Forty Percent of Food Never Makes it to our Plates. Here's the Damage it Does Instead

January 17th 2015

Christine Banawa

Seattle started 2015 by prohibiting food waste from residential and commercial garbage. Think back on what you feasted on over the holidays: the extravagant meals, the indulgent desserts. Did you save any leftovers or did you discard the rest? Where did you discard them?

Perhaps you’ve heard these disturbing figures before. Americans collectively generated about 250 million tons of waste in 2012. Forty percent of all food produced never even makes it to the table. This means that Americans are throwing out 197 pounds of food per person annually. At 35 million tons (that’s 70 billion pounds, by the way), food waste is the largest type of waste discarded in landfills yet the smallest component recycled.

There is food waste everywhere.

Loss and waste occurs at every level of the food chain. Food loss occurs at the farming, post-harvest, and processing stages. Some loss results from unavoidable conditions, such as harsh weather or spoilage. Waste, however, occurs at the retail and consumer levels from actions such as overbuying or discarding imperfect-looking produce. Businesses may throw out food instead of donating it, assuming they’ll be sued when in reality they are protected by the Good Samaritan Food Donation Act.
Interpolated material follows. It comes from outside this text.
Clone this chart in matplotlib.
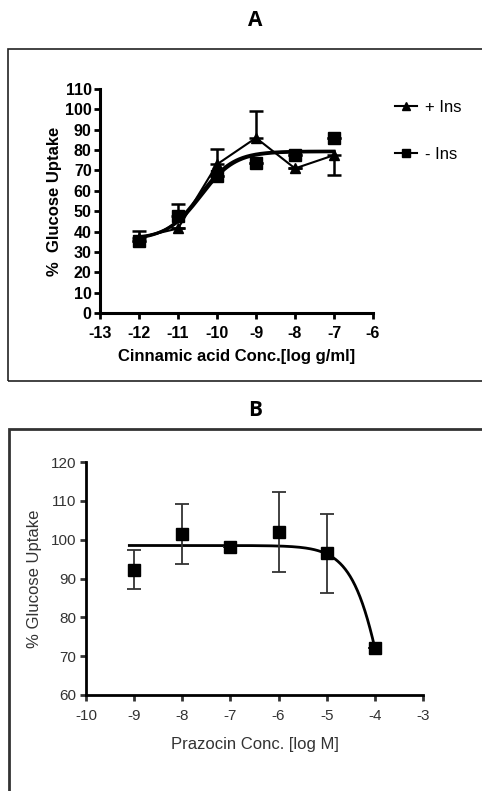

Significant food waste also happens in the household, with the average US family throwing away $1,500 in uneaten food each year. Either way, it comes at a significant financial ($165 billion to be exact), environmental, and ethical cost.

Despite the unfathomable amount of food waste, only three percent is diverted for composting. The remainder heads to landfills with other household waste, where it decomposes and releases carbon dioxide and methane into the atmosphere. Food waste accounts for almost 25% of US methane emissions, which is at least 20 times more potent than carbon dioxide as a greenhouse gas.

Aside from contributing to climate change, the world population is expected to grow to 9.6 billion by 2050. With so much food and other resources thrown away, how will we ensure food security for future generations?

Changes with impact.

Food waste is everywhere, but a simple shift in personal habits while advocating for more involvement at the institutional level can change the outcome.

Alter your attitude as a consumer: food is a resource, not a given. During the Great Depression and World War II, food rationing was a major part of American culture. Since then we’ve shifted towards a culture of disposability, growing accustomed to freely discarding just as much as we consume. We all have a role in finding an alternative to wasting food, and responsible consumption is an easy place to start.

Food Rationing Poster

Get creative with your meals at home. Buy only what you need and eat oldest food first. Store your food properly. Find out what’s in season. It also helps to freeze food for later use (like vegetables that you might forget to eat) and designate a section of your refrigerator for food that is about to go bad. Shop at local farmers’ markets if it’s available to you. Oh, and buy the weird looking produce.

Understand food expiration dates. With the exception of baby formula, federal law does not require expiration dates on food labels. They’re just suggestions for peak quality and are not regulated by the FDA or UDSA. Learn more about food labeling language, and trust your senses: if it looks and tastes fine, it is completely okay to eat.

Compost. Instead of sending food scraps to landfills where they release greenhouse gases, the composting process reduces their negative impact while recycling their nutrients. San Francisco was the first major US city to mandate curbside composting in 2009 and now diverts 600 tons of organic waste each day. Although the infrastructure for food scrap recovery is still relatively inadequate, there are now over 180 communities with similar programs. See if there are composting programs where you live or advocate getting a program started.

Get involved in food recovery. In the US, 49 million people are food insecure. Reducing food waste by just 15 percent would be enough food to feed 25 million Americans, or half of those who are food insecure. Donate extra food, find your local food bank, and consider gleaning.

FDA Food Recovery Hierarchy

Learn about what your local government is doing to prevent food waste and take action. In 2013, the USDA and EPA launched the US Food Waste Challenge, which calls on entities along the food chain to join efforts to reduce, recover, and recycle food waste. Urge your local restaurants, grocery stores, schools, universities, and others to take part in the challenge.